▸ **Data extract**

"""

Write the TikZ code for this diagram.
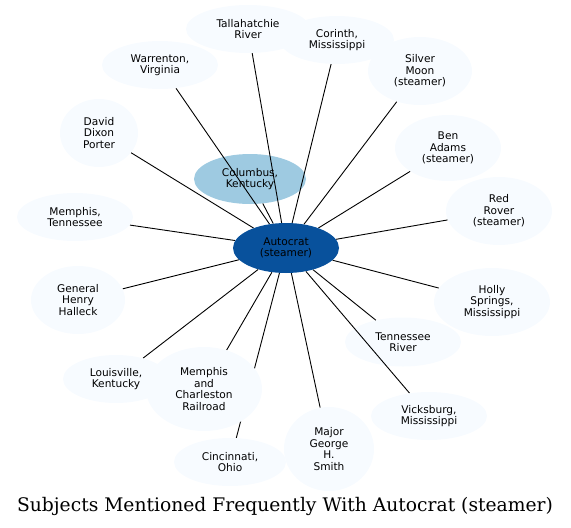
\documentclass[tikz,border=0pt]{standalone}
\usepackage{fontspec}
\newfontfamily\nodefont{DejaVu Sans}
\newfontfamily\titlefont{DejaVu Serif}
\usetikzlibrary{shapes.geometric,backgrounds}
\definecolor{leaf}{HTML}{F7FBFF}
\definecolor{midblue}{HTML}{9ECAE1}
\definecolor{hubblue}{HTML}{08519C}
\begin{document}
\begin{tikzpicture}[x=1pt,y=-1pt,
  bubble/.style={ellipse,fill=leaf,inner sep=0pt,align=center,
    font=\nodefont\fontsize{10.6}{11.5}\selectfont},
  link/.style={draw=black,line width=0.9pt},
  titlestyle/.style={font=\titlefont\fontsize{18.7}{22}\selectfont,inner sep=0pt}]
\useasboundingbox (0,0) rectangle (571,528);
\node[bubble,fill=hubblue,minimum width=106pt,minimum height=50pt] (hub) at (286,248) {Autocrat\\(steamer)};
\node[bubble,minimum width=124pt,minimum height=48pt] (tal) at (248,29) {Tallahatchie\\River};
\node[bubble,minimum width=114pt,minimum height=48pt] (cor) at (337,40) {Corinth,\\Mississippi};
\node[bubble,minimum width=116pt,minimum height=48pt] (war) at (160,65) {Warrenton,\\Virginia};
\node[bubble,minimum width=104pt,minimum height=68pt] (sil) at (420,71) {Silver\\Moon\\(steamer)};
\node[bubble,minimum width=78pt,minimum height=68pt] (ddp) at (99,133) {David\\Dixon\\Porter};
\node[bubble,minimum width=106pt,minimum height=66pt] (ben) at (448,148) {Ben\\Adams\\(steamer)};
\node[bubble,minimum width=116pt,minimum height=48pt] (mte) at (75,217) {Memphis,\\Tennessee};
\node[bubble,minimum width=106pt,minimum height=68pt] (red) at (499,211) {Red\\Rover\\(steamer)};
\node[bubble,minimum width=94pt,minimum height=68pt] (hal) at (78,300) {General\\Henry\\Halleck};
\node[bubble,minimum width=116pt,minimum height=68pt] (hol) at (492,302) {Holly\\Springs,\\Mississippi};
\node[bubble,minimum width=106pt,minimum height=48pt] (lou) at (116,379) {Louisville,\\Kentucky};
\node[bubble,minimum width=116pt,minimum height=48pt] (vic) at (429,416) {Vicksburg,\\Mississippi};
\node[bubble,minimum width=112pt,minimum height=48pt] (cin) at (230,462) {Cincinnati,\\Ohio};
\node[bubble,minimum width=116pt,minimum height=84pt] (mcr) at (204,389) {Memphis\\and\\Charleston\\Railroad};
\node[bubble,minimum width=90pt,minimum height=84pt] (smi) at (329,449) {Major\\George\\H.\\Smith};
\node[titlestyle] (title) at (285,506) {Subjects Mentioned Frequently With Autocrat (steamer)};
\begin{pgfonlayer}{background}
\node[bubble,fill=midblue,minimum width=112pt,minimum height=50pt] (col) at (250,179) {Columbus,\\Kentucky};
\node[bubble,minimum width=116pt,minimum height=49pt] (ten) at (403,342) {Tennessee\\River};
\foreach \t in {tal,cor,war,sil,ddp,ben,mte,red,hal,hol,ten,lou,vic,cin,mcr,smi,col}
  \draw[link] (hub) -- (\t);
\end{pgfonlayer}
\end{tikzpicture}
\end{document}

"""

The data above should be repeated exactly, minus any pictures.

▸ **Correct answer**
Write the TikZ code for this diagram.
\documentclass[tikz,border=0pt]{standalone}
\usepackage{fontspec}
\newfontfamily\nodefont{DejaVu Sans}
\newfontfamily\titlefont{DejaVu Serif}
\usetikzlibrary{shapes.geometric,backgrounds}
\definecolor{leaf}{HTML}{F7FBFF}
\definecolor{midblue}{HTML}{9ECAE1}
\definecolor{hubblue}{HTML}{08519C}
\begin{document}
\begin{tikzpicture}[x=1pt,y=-1pt,
  bubble/.style={ellipse,fill=leaf,inner sep=0pt,align=center,
    font=\nodefont\fontsize{10.6}{11.5}\selectfont},
  link/.style={draw=black,line width=0.9pt},
  titlestyle/.style={font=\titlefont\fontsize{18.7}{22}\selectfont,inner sep=0pt}]
\useasboundingbox (0,0) rectangle (571,528);
\node[bubble,fill=hubblue,minimum width=106pt,minimum height=50pt] (hub) at (286,248) {Autocrat\\(steamer)};
\node[bubble,minimum width=124pt,minimum height=48pt] (tal) at (248,29) {Tallahatchie\\River};
\node[bubble,minimum width=114pt,minimum height=48pt] (cor) at (337,40) {Corinth,\\Mississippi};
\node[bubble,minimum width=116pt,minimum height=48pt] (war) at (160,65) {Warrenton,\\Virginia};
\node[bubble,minimum width=104pt,minimum height=68pt] (sil) at (420,71) {Silver\\Moon\\(steamer)};
\node[bubble,minimum width=78pt,minimum height=68pt] (ddp) at (99,133) {David\\Dixon\\Porter};
\node[bubble,minimum width=106pt,minimum height=66pt] (ben) at (448,148) {Ben\\Adams\\(steamer)};
\node[bubble,minimum width=116pt,minimum height=48pt] (mte) at (75,217) {Memphis,\\Tennessee};
\node[bubble,minimum width=106pt,minimum height=68pt] (red) at (499,211) {Red\\Rover\\(steamer)};
\node[bubble,minimum width=94pt,minimum height=68pt] (hal) at (78,300) {General\\Henry\\Halleck};
\node[bubble,minimum width=116pt,minimum height=68pt] (hol) at (492,302) {Holly\\Springs,\\Mississippi};
\node[bubble,minimum width=106pt,minimum height=48pt] (lou) at (116,379) {Louisville,\\Kentucky};
\node[bubble,minimum width=116pt,minimum height=48pt] (vic) at (429,416) {Vicksburg,\\Mississippi};
\node[bubble,minimum width=112pt,minimum height=48pt] (cin) at (230,462) {Cincinnati,\\Ohio};
\node[bubble,minimum width=116pt,minimum height=84pt] (mcr) at (204,389) {Memphis\\and\\Charleston\\Railroad};
\node[bubble,minimum width=90pt,minimum height=84pt] (smi) at (329,449) {Major\\George\\H.\\Smith};
\node[titlestyle] (title) at (285,506) {Subjects Mentioned Frequently With Autocrat (steamer)};
\begin{pgfonlayer}{background}
\node[bubble,fill=midblue,minimum width=112pt,minimum height=50pt] (col) at (250,179) {Columbus,\\Kentucky};
\node[bubble,minimum width=116pt,minimum height=49pt] (ten) at (403,342) {Tennessee\\River};
\foreach \t in {tal,cor,war,sil,ddp,ben,mte,red,hal,hol,ten,lou,vic,cin,mcr,smi,col}
  \draw[link] (hub) -- (\t);
\end{pgfonlayer}
\end{tikzpicture}
\end{document}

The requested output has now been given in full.